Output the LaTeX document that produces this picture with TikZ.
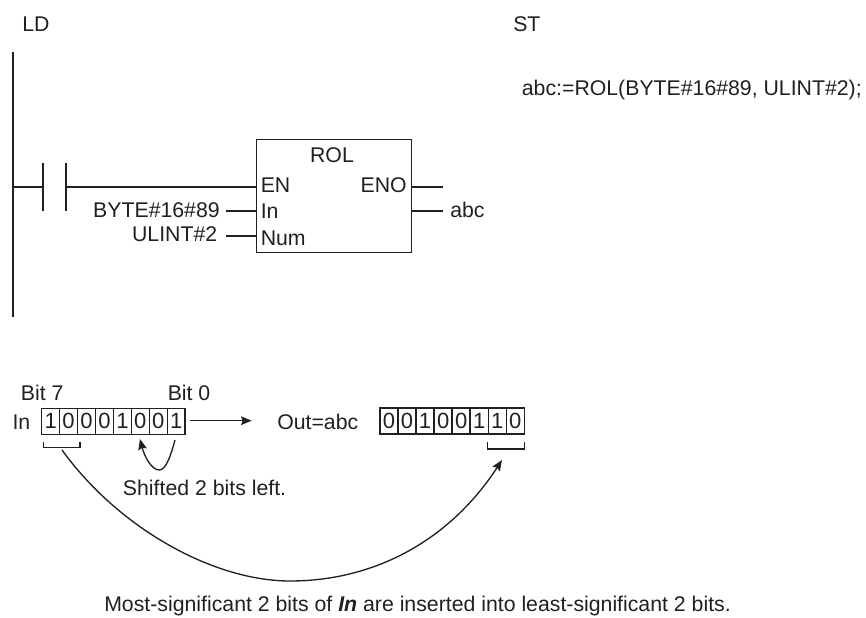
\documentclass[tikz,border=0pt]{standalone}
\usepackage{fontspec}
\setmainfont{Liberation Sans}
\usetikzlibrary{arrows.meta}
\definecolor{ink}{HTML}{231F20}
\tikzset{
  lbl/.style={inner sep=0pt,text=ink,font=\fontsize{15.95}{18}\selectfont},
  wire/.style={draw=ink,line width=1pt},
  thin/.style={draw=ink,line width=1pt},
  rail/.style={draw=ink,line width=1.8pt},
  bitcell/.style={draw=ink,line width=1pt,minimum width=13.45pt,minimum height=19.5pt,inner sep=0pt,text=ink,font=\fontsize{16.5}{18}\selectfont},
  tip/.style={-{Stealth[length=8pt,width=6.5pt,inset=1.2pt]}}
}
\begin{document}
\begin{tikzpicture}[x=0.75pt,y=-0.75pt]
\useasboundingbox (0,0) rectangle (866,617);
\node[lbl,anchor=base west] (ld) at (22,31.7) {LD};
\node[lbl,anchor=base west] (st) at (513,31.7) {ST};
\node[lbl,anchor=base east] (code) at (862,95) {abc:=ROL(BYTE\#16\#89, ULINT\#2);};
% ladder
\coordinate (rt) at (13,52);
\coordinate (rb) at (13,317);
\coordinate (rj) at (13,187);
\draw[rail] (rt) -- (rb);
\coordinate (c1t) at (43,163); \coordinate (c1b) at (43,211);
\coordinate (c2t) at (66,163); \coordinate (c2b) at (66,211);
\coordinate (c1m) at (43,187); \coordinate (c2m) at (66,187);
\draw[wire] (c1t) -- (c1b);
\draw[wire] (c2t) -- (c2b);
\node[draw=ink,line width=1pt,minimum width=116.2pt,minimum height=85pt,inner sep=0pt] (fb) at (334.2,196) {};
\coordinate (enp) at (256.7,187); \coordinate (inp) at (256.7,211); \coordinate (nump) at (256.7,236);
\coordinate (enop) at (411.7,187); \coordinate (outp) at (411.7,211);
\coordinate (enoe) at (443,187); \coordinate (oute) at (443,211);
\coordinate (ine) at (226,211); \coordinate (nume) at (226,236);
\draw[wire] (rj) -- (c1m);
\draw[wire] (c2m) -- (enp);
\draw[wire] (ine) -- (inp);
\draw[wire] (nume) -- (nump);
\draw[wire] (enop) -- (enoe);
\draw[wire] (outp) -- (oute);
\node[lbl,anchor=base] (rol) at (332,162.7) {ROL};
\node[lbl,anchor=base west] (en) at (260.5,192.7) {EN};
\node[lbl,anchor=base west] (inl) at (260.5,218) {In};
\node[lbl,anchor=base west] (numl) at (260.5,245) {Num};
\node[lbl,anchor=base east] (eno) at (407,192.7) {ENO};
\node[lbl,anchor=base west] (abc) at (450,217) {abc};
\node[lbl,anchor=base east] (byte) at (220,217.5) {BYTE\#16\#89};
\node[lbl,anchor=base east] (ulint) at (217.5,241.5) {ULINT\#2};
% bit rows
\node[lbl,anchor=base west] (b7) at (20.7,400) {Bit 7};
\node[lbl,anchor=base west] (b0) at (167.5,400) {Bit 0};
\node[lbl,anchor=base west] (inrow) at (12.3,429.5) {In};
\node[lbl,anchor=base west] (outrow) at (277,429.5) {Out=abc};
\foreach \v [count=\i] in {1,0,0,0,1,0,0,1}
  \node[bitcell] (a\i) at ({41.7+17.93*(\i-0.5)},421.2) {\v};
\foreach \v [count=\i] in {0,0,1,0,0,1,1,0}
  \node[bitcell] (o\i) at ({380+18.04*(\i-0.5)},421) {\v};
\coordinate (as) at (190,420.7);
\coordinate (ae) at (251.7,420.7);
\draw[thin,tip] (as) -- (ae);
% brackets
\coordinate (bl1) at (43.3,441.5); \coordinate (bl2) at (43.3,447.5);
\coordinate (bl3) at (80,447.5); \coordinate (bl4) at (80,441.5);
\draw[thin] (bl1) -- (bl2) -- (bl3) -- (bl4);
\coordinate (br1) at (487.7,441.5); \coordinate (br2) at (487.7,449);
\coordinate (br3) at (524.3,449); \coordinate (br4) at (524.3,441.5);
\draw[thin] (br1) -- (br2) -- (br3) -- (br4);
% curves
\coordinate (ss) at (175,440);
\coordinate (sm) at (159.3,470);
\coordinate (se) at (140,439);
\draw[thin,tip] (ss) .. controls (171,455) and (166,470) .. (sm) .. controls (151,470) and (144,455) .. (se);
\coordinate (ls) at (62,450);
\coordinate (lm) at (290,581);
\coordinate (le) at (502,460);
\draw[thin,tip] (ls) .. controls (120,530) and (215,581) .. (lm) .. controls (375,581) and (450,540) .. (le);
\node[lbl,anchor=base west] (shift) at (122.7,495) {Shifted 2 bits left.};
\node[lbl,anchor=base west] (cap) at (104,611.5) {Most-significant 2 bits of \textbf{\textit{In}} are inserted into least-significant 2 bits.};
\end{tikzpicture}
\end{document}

————

◆ **Stated exercise**:
Quote each line of the listing exactly, but leave the pictures out.

◆ **Answer to this exercise**:
Output the LaTeX document that produces this picture with TikZ.
\documentclass[tikz,border=0pt]{standalone}
\usepackage{fontspec}
\setmainfont{Liberation Sans}
\usetikzlibrary{arrows.meta}
\definecolor{ink}{HTML}{231F20}
\tikzset{
  lbl/.style={inner sep=0pt,text=ink,font=\fontsize{15.95}{18}\selectfont},
  wire/.style={draw=ink,line width=1pt},
  thin/.style={draw=ink,line width=1pt},
  rail/.style={draw=ink,line width=1.8pt},
  bitcell/.style={draw=ink,line width=1pt,minimum width=13.45pt,minimum height=19.5pt,inner sep=0pt,text=ink,font=\fontsize{16.5}{18}\selectfont},
  tip/.style={-{Stealth[length=8pt,width=6.5pt,inset=1.2pt]}}
}
\begin{document}
\begin{tikzpicture}[x=0.75pt,y=-0.75pt]
\useasboundingbox (0,0) rectangle (866,617);
\node[lbl,anchor=base west] (ld) at (22,31.7) {LD};
\node[lbl,anchor=base west] (st) at (513,31.7) {ST};
\node[lbl,anchor=base east] (code) at (862,95) {abc:=ROL(BYTE\#16\#89, ULINT\#2);};
% ladder
\coordinate (rt) at (13,52);
\coordinate (rb) at (13,317);
\coordinate (rj) at (13,187);
\draw[rail] (rt) -- (rb);
\coordinate (c1t) at (43,163); \coordinate (c1b) at (43,211);
\coordinate (c2t) at (66,163); \coordinate (c2b) at (66,211);
\coordinate (c1m) at (43,187); \coordinate (c2m) at (66,187);
\draw[wire] (c1t) -- (c1b);
\draw[wire] (c2t) -- (c2b);
\node[draw=ink,line width=1pt,minimum width=116.2pt,minimum height=85pt,inner sep=0pt] (fb) at (334.2,196) {};
\coordinate (enp) at (256.7,187); \coordinate (inp) at (256.7,211); \coordinate (nump) at (256.7,236);
\coordinate (enop) at (411.7,187); \coordinate (outp) at (411.7,211);
\coordinate (enoe) at (443,187); \coordinate (oute) at (443,211);
\coordinate (ine) at (226,211); \coordinate (nume) at (226,236);
\draw[wire] (rj) -- (c1m);
\draw[wire] (c2m) -- (enp);
\draw[wire] (ine) -- (inp);
\draw[wire] (nume) -- (nump);
\draw[wire] (enop) -- (enoe);
\draw[wire] (outp) -- (oute);
\node[lbl,anchor=base] (rol) at (332,162.7) {ROL};
\node[lbl,anchor=base west] (en) at (260.5,192.7) {EN};
\node[lbl,anchor=base west] (inl) at (260.5,218) {In};
\node[lbl,anchor=base west] (numl) at (260.5,245) {Num};
\node[lbl,anchor=base east] (eno) at (407,192.7) {ENO};
\node[lbl,anchor=base west] (abc) at (450,217) {abc};
\node[lbl,anchor=base east] (byte) at (220,217.5) {BYTE\#16\#89};
\node[lbl,anchor=base east] (ulint) at (217.5,241.5) {ULINT\#2};
% bit rows
\node[lbl,anchor=base west] (b7) at (20.7,400) {Bit 7};
\node[lbl,anchor=base west] (b0) at (167.5,400) {Bit 0};
\node[lbl,anchor=base west] (inrow) at (12.3,429.5) {In};
\node[lbl,anchor=base west] (outrow) at (277,429.5) {Out=abc};
\foreach \v [count=\i] in {1,0,0,0,1,0,0,1}
  \node[bitcell] (a\i) at ({41.7+17.93*(\i-0.5)},421.2) {\v};
\foreach \v [count=\i] in {0,0,1,0,0,1,1,0}
  \node[bitcell] (o\i) at ({380+18.04*(\i-0.5)},421) {\v};
\coordinate (as) at (190,420.7);
\coordinate (ae) at (251.7,420.7);
\draw[thin,tip] (as) -- (ae);
% brackets
\coordinate (bl1) at (43.3,441.5); \coordinate (bl2) at (43.3,447.5);
\coordinate (bl3) at (80,447.5); \coordinate (bl4) at (80,441.5);
\draw[thin] (bl1) -- (bl2) -- (bl3) -- (bl4);
\coordinate (br1) at (487.7,441.5); \coordinate (br2) at (487.7,449);
\coordinate (br3) at (524.3,449); \coordinate (br4) at (524.3,441.5);
\draw[thin] (br1) -- (br2) -- (br3) -- (br4);
% curves
\coordinate (ss) at (175,440);
\coordinate (sm) at (159.3,470);
\coordinate (se) at (140,439);
\draw[thin,tip] (ss) .. controls (171,455) and (166,470) .. (sm) .. controls (151,470) and (144,455) .. (se);
\coordinate (ls) at (62,450);
\coordinate (lm) at (290,581);
\coordinate (le) at (502,460);
\draw[thin,tip] (ls) .. controls (120,530) and (215,581) .. (lm) .. controls (375,581) and (450,540) .. (le);
\node[lbl,anchor=base west] (shift) at (122.7,495) {Shifted 2 bits left.};
\node[lbl,anchor=base west] (cap) at (104,611.5) {Most-significant 2 bits of \textbf{\textit{In}} are inserted into least-significant 2 bits.};
\end{tikzpicture}
\end{document}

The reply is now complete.